━━━━━ Data provided

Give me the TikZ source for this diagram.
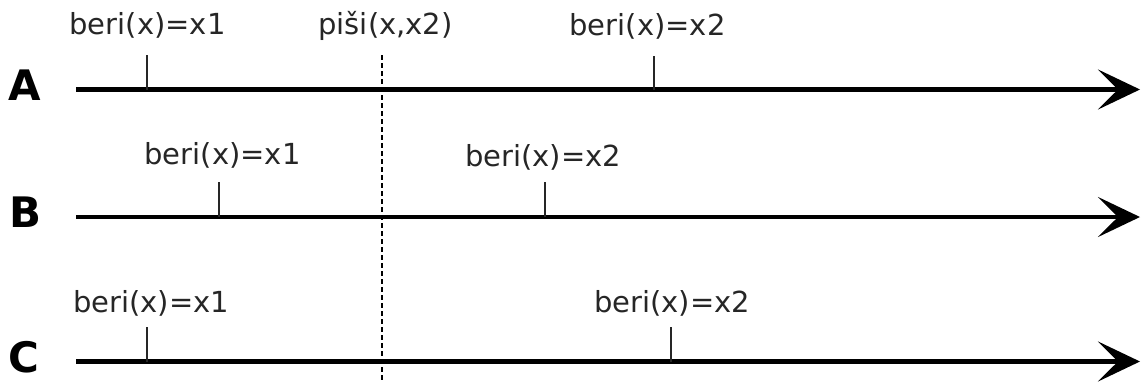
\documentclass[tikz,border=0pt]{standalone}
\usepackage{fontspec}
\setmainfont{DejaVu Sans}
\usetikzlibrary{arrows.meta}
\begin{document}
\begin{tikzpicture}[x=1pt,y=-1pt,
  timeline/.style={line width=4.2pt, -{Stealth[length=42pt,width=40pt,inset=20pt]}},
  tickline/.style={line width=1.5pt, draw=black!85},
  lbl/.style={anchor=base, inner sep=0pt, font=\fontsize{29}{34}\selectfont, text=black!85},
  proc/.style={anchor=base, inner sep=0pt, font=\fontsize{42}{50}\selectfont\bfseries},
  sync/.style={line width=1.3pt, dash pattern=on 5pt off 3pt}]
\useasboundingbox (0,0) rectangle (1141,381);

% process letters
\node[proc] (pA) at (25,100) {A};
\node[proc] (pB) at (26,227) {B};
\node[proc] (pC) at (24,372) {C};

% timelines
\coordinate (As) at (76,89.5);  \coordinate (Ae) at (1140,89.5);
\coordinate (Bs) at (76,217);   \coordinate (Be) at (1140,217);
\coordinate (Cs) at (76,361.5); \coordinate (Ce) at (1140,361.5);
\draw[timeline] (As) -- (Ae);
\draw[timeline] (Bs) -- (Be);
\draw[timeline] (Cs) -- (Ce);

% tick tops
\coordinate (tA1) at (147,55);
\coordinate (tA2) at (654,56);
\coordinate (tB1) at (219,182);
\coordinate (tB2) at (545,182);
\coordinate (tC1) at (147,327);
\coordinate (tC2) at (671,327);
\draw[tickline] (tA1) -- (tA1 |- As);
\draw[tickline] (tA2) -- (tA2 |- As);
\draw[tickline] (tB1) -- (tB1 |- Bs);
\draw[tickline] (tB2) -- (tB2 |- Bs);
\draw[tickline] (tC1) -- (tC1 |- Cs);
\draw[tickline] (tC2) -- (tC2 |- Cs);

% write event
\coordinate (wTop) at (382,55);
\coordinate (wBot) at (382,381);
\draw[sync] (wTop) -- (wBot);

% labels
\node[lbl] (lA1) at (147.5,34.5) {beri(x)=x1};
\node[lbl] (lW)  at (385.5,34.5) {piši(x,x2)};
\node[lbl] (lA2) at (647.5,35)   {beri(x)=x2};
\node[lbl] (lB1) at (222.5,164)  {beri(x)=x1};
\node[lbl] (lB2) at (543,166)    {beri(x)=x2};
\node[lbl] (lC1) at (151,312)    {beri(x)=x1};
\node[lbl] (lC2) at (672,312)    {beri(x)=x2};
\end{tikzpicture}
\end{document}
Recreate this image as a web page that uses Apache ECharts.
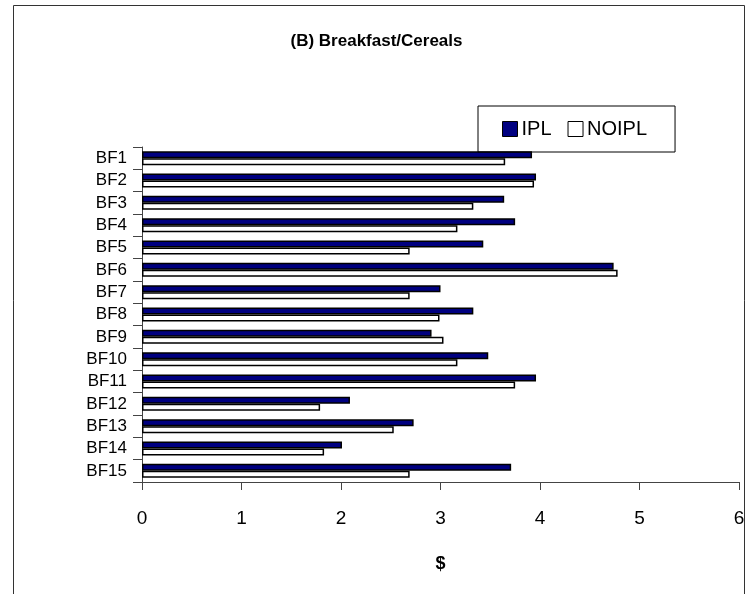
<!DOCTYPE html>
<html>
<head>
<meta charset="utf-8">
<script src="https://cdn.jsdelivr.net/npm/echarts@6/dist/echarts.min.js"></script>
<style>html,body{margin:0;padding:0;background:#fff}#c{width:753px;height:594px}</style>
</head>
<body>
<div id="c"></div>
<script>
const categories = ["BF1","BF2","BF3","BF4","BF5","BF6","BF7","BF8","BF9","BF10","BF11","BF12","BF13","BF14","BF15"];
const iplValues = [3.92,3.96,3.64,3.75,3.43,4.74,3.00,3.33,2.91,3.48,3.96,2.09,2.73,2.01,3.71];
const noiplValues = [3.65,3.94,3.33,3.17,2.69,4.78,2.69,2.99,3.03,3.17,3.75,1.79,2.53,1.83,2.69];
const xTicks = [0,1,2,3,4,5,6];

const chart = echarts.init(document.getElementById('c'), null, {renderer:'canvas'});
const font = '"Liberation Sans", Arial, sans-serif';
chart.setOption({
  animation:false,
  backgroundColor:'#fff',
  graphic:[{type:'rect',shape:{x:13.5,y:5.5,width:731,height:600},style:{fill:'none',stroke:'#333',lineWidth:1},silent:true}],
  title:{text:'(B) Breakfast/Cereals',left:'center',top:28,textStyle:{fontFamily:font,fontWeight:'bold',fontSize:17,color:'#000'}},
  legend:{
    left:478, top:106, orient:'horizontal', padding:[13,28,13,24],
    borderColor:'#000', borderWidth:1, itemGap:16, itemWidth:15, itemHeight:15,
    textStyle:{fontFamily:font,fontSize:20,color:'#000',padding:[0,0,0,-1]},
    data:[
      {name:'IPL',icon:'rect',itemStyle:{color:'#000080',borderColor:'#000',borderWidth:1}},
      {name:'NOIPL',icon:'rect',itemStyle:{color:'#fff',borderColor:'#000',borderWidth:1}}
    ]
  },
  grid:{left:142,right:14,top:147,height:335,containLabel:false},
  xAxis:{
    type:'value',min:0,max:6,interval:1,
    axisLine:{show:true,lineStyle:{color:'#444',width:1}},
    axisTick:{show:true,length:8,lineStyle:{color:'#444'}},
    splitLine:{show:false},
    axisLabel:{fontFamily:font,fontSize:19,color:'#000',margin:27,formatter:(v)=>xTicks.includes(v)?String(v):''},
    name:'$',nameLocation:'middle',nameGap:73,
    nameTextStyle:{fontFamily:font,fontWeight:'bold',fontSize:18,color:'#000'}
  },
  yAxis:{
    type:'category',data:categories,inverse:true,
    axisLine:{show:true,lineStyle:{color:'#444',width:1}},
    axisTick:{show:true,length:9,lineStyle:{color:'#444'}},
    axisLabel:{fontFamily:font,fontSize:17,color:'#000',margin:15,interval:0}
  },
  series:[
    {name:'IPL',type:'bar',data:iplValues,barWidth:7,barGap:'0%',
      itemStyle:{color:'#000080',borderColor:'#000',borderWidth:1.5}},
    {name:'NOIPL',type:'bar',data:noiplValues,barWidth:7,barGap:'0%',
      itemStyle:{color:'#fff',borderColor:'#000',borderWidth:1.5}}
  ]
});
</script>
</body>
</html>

━━━━━━━━━━

Search the records above for "this". Copy each line where it is found.

**Full answer**.
Give me the TikZ source for this diagram.
Recreate this image as a web page that uses Apache ECharts.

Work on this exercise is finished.